◆ TASK TO COMPLETE:
Retype the opening lines of the data exactly, stopping after the line that contains "err_lapb = [0, 0, 0, 0, 0.65, 0, 0.75, 0.43]". Skip every picture.
'''
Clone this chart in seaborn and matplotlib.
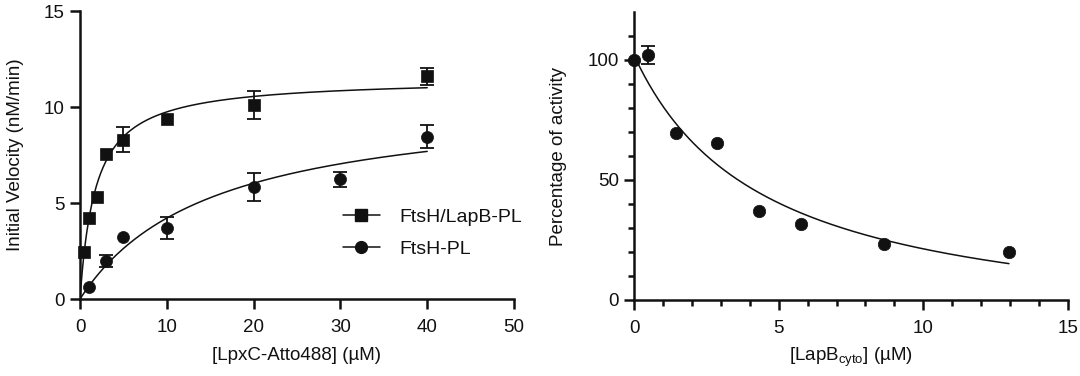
import numpy as np
import pandas as pd
import matplotlib
matplotlib.use("Agg")
import matplotlib.pyplot as plt
import seaborn as sns
from matplotlib.lines import Line2D
from matplotlib.ticker import FixedLocator

# ---------------- Left panel data ----------------
lpxc_conc_lapb = [0.5, 1, 2, 3, 5, 10, 20, 40]
velocity_lapb = [2.45, 4.2, 5.3, 7.55, 8.3, 9.4, 10.1, 11.6]
err_lapb = [0, 0, 0, 0, 0.65, 0, 0.75, 0.43]

lpxc_conc_ftsh = [1, 3, 5, 10, 20, 30, 40]
velocity_ftsh = [0.6, 1.98, 3.22, 3.7, 5.82, 6.24, 8.46]
err_ftsh = [0, 0.3, 0, 0.58, 0.73, 0.4, 0.62]

# Michaelis-Menten fit parameters (Vmax, Km)
fit_lapb = (11.5, 1.8)
fit_ftsh = (10.6, 15.15)

series_labels = ["FtsH/LapB-PL", "FtsH-PL"]

# ---------------- Right panel data ----------------
lapb_cyto_conc = [0, 0.48, 1.44, 2.87, 4.31, 5.76, 8.63, 12.96]
activity_pct = [100, 102.2, 69.7, 65.5, 36.9, 31.5, 23.3, 19.9]
activity_err = [0, 3.7, 0, 0, 0, 0, 0, 0]
# hyperbolic decay fit parameters (top, bottom, K)
fit_inhib = (102, -15, 4.5)

# ---------------- Style ----------------
sns.set_theme(style="ticks")
plt.rcParams["font.family"] = ["Liberation Sans", "DejaVu Sans"]
plt.rcParams["mathtext.fontset"] = "custom"
plt.rcParams["mathtext.rm"] = "Liberation Sans"
FS = 13.5
INK = "#111111"

fig = plt.figure(figsize=(10.8, 3.76), dpi=100)
axL = fig.add_axes([80 / 1080, 1 - 299 / 376, 434 / 1080, 288 / 376])
axR = fig.add_axes([634 / 1080, 1 - 300 / 376, 434 / 1080, 288 / 376])


def style_axis(ax):
    for side in ("top", "right"):
        ax.spines[side].set_visible(False)
    for side in ("left", "bottom"):
        ax.spines[side].set_linewidth(1.8)
        ax.spines[side].set_color(INK)
    ax.tick_params(which="major", length=7.5, width=1.8,
                   labelsize=FS, colors=INK)
    ax.tick_params(axis="x", which="major", pad=7)
    ax.tick_params(axis="y", which="major", pad=3.5)
    ax.tick_params(which="minor", length=4.5, width=1.8, colors=INK)


def mm(x, p):
    v, k = p
    return v * x / (k + x)


# ---------------- Left panel ----------------
for conc, vel, err, fit, marker, ms in [
    (lpxc_conc_lapb, velocity_lapb, err_lapb, fit_lapb, "s", 66),
    (lpxc_conc_ftsh, velocity_ftsh, err_ftsh, fit_ftsh, "o", 75),
]:
    xs = np.linspace(0, 40, 300)
    curve = pd.DataFrame({"x": xs, "y": mm(xs, fit)})
    sns.lineplot(data=curve, x="x", y="y", ax=axL, color=INK, lw=1.1)
    c = np.array(conc, float)
    v = np.array(vel, float)
    e = np.array(err, float)
    m = e > 0
    axL.errorbar(c[m], v[m], yerr=e[m], fmt="none", ecolor=INK,
                 elinewidth=1.3, capsize=5, capthick=1.3, zorder=3)
    df = pd.DataFrame({"x": conc, "y": vel})
    sns.scatterplot(data=df, x="x", y="y", ax=axL, marker=marker, s=ms,
                    color=INK, edgecolor=INK, linewidth=0.5, zorder=4,
                    clip_on=False)

axL.set_xlim(0, 50)
axL.set_ylim(0, 15)
axL.set_xticks([0, 10, 20, 30, 40, 50])
axL.set_yticks([0, 5, 10, 15])
axL.set_xlabel("[LpxC-Atto488] (\u00b5M)", fontsize=FS, color=INK, labelpad=8)
axL.set_ylabel("Initial Velocity (nM/min)", fontsize=FS, color=INK, labelpad=14)
style_axis(axL)

handles = [
    Line2D([], [], color=INK, lw=1.1, marker="s", markersize=8),
    Line2D([], [], color=INK, lw=1.1, marker="o", markersize=8.5),
]
axL.legend(handles, series_labels, loc="center left",
           bbox_to_anchor=(0.605, 0.228), frameon=False, fontsize=14,
           handlelength=1.9, handletextpad=1.0, labelspacing=0.75,
           borderaxespad=0, borderpad=0, labelcolor=INK)

# ---------------- Right panel ----------------
top, bottom, k = fit_inhib
xs = np.linspace(0, max(lapb_cyto_conc), 300)
curve = pd.DataFrame({"x": xs, "y": bottom + (top - bottom) * k / (k + xs)})
sns.lineplot(data=curve, x="x", y="y", ax=axR, color=INK, lw=1.1)
c = np.array(lapb_cyto_conc, float)
v = np.array(activity_pct, float)
e = np.array(activity_err, float)
m = e > 0
axR.errorbar(c[m], v[m], yerr=e[m], fmt="none", ecolor=INK,
             elinewidth=1.3, capsize=5, capthick=1.3, zorder=3)
df = pd.DataFrame({"x": lapb_cyto_conc, "y": activity_pct})
sns.scatterplot(data=df, x="x", y="y", ax=axR, marker="o", s=80,
                color=INK, edgecolor=INK, linewidth=0.5, zorder=4,
                clip_on=False)

axR.set_xlim(0, 15)
axR.set_ylim(0, 120)
axR.set_xticks([0, 5, 10, 15])
axR.set_yticks([0, 50, 100])
axR.xaxis.set_minor_locator(FixedLocator([i for i in range(1, 15) if i % 5]))
axR.yaxis.set_minor_locator(FixedLocator([i for i in range(10, 120, 10) if i % 50]))
axR.set_xlabel("[LapB$_{\\mathregular{cyto}}$] (\u00b5M)", fontsize=FS,
               color=INK, labelpad=6)
axR.set_ylabel("Percentage of activity", fontsize=FS, color=INK, labelpad=15)
style_axis(axR)

fig.savefig("out.png", dpi=100)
'''
◆ TASK SOLUTION:
Clone this chart in seaborn and matplotlib.
import numpy as np
import pandas as pd
import matplotlib
matplotlib.use("Agg")
import matplotlib.pyplot as plt
import seaborn as sns
from matplotlib.lines import Line2D
from matplotlib.ticker import FixedLocator

# ---------------- Left panel data ----------------
lpxc_conc_lapb = [0.5, 1, 2, 3, 5, 10, 20, 40]
velocity_lapb = [2.45, 4.2, 5.3, 7.55, 8.3, 9.4, 10.1, 11.6]
err_lapb = [0, 0, 0, 0, 0.65, 0, 0.75, 0.43]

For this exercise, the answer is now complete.